The training loop is a standard PyTorch loop. In each step, we pass a batch of real data to the loss_fn, which performs the following steps internally: 1. Calculates the energy of the real data (positive phase). 2. Initializes MCMC chains from the real data batch. 3. Runs the sampler for n_steps to generate negative samples. 4. Calculates the energy of the negative samples (negative phase). 5. Computes the CD loss and returns it.

print("Starting training...")
for epoch in range(100):
    for data_batch in dataloader:
        optimizer.zero_grad()
        loss, negative_samples = loss_fn(data_batch)
        loss.backward()
        optimizer.step()

    if (epoch + 1) % 10 == 0:
        print(f"Epoch [{epoch+1}/100], Loss: {loss.item():.4f}")

Step 5: Visualizing the Results¶

Throughout training, it's crucial to visualize the learned energy landscape and the samples generated by the model. This helps diagnose issues and understand how the model is learning.

# Helper function to plot energy landscape and samples
@torch.no_grad()
def visualize_training(model, real_data, sampler, epoch):
    plt.figure(figsize=(8, 8))

    # Create a grid to plot the energy landscape
    plot_range = 2.5
    grid_size = 100
    x_coords = torch.linspace(-plot_range, plot_range, grid_size, device=device)
    y_coords = torch.linspace(-plot_range, plot_range, grid_size, device=device)
    xv, yv = torch.meshgrid(x_coords, y_coords, indexing="xy")
    grid = torch.stack([xv.flatten(), yv.flatten()], dim=1)

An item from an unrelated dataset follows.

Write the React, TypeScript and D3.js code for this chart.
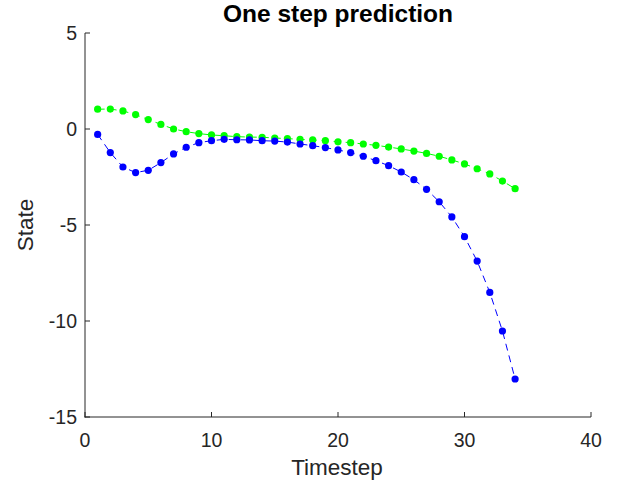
import React from "react";
import * as d3 from "d3";

const steps = d3.range(1, 35);
const predicted = [1.03, 1.04, 0.94, 0.75, 0.49, 0.24, 0.0, -0.14, -0.24, -0.31, -0.35, -0.4, -0.42, -0.43, -0.47, -0.5, -0.54, -0.57, -0.61, -0.67, -0.71, -0.78, -0.85, -0.94, -1.04, -1.15, -1.27, -1.42, -1.61, -1.82, -2.07, -2.34, -2.71, -3.11];
const actual = [-0.28, -1.23, -1.98, -2.27, -2.15, -1.75, -1.3, -0.95, -0.71, -0.61, -0.54, -0.56, -0.57, -0.61, -0.63, -0.68, -0.78, -0.87, -0.97, -1.09, -1.23, -1.42, -1.65, -1.91, -2.24, -2.64, -3.14, -3.79, -4.58, -5.61, -6.88, -8.51, -10.52, -13.02];
const xTicks = [0, 10, 20, 30, 40];
const yTicks = [5, 0, -5, -10, -15];

const W = 621, H = 487;
const left = 85, right = 591, top = 33, bottom = 417;
const axisColor = "#262626";
const font = "'Liberation Sans', Arial, Helvetica, sans-serif";

export default function App() {
  const x = d3.scaleLinear().domain([0, 40]).range([left, right]);
  const y = d3.scaleLinear().domain([-15, 5]).range([bottom, top]);
  const line = d3.line<number>().x((_, i) => x(steps[i])).y((d) => y(d));
  const series = [
    { data: predicted, color: "#00ff00" },
    { data: actual, color: "#0000ff" },
  ];
  return (
    <svg width={W} height={H} style={{ position: "absolute", left: 0, top: 0, background: "#fff" }}>
      <rect width={W} height={H} fill="#fff" />
      <text x={338} y={22} textAnchor="middle" fontFamily={font} fontWeight="bold" fontSize={24.5} fill="#000">One step prediction</text>
      {series.map((s, k) => (
        <g key={k}>
          <path d={line(s.data) || ""} fill="none" stroke={s.color} strokeWidth={1} strokeDasharray="7,5" />
          {s.data.map((v, i) => (
            <circle key={i} cx={x(steps[i])} cy={y(v)} r={3.6} fill={s.color} />
          ))}
        </g>
      ))}
      <g stroke={axisColor} strokeWidth={1} fill="none">
        <line x1={left} y1={top} x2={left} y2={bottom + 0.5} />
        <line x1={left - 0.5} y1={bottom} x2={right} y2={bottom} />
        {xTicks.map((t) => (
          <line key={"xt" + t} x1={x(t)} x2={x(t)} y1={bottom} y2={bottom - 5} />
        ))}
        {yTicks.map((t) => (
          <line key={"yt" + t} x1={left} x2={left + 5} y1={y(t)} y2={y(t)} />
        ))}
      </g>
      {xTicks.map((t) => (
        <text key={"xl" + t} x={x(t)} y={bottom + 30} textAnchor="middle" fontFamily={font} fontSize={19.5} fill={axisColor}>{t}</text>
      ))}
      {yTicks.map((t) => (
        <text key={"yl" + t} x={left - 8} y={y(t) + 7} textAnchor="end" fontFamily={font} fontSize={19.5} fill={axisColor}>{t}</text>
      ))}
      <text x={337} y={475} textAnchor="middle" fontFamily={font} fontSize={22.5} fill={axisColor}>Timestep</text>
      <text transform={`translate(33,225) rotate(-90)`} textAnchor="middle" fontFamily={font} fontSize={22.5} fill={axisColor}>State</text>
    </svg>
  );
}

    # Get energy values and convert to a probability density for visualization
    energy_values = model(grid).cpu().numpy().reshape(grid_size, grid_size)
    prob_density = np.exp(-energy_values)

    # Plot the landscape
    plt.contourf(xv.cpu().numpy(), yv.cpu().numpy(), prob_density, levels=50, cmap="viridis")

    # Generate model samples for visualization
    initial_noise = torch.randn(500, 2, device=device)
    model_samples = sampler.sample(x=initial_noise, n_steps=200).cpu().numpy()

    # Plot real and model samples
    plt.scatter(real_data[:, 0], real_data[:, 1], s=10, alpha=0.5, label="Real Data", c="white")
    plt.scatter(model_samples[:, 0], model_samples[:, 1], s=10, alpha=0.5, label="Model Samples", c="red")

    plt.title(f"Epoch {epoch}")
    plt.legend()
    plt.show()

# Visualize after training
model.eval()
visualize_training(model, dataset.get_data().cpu().numpy(), sampler, 100)

The visualization on the left shows the model early in training, where the energy landscape is still diffuse. On the right, after 100 epochs, the model has learned to assign low energy (high probability, bright regions) to the areas where the data lives, and the model samples (red dots) closely match the real data distribution (white dots).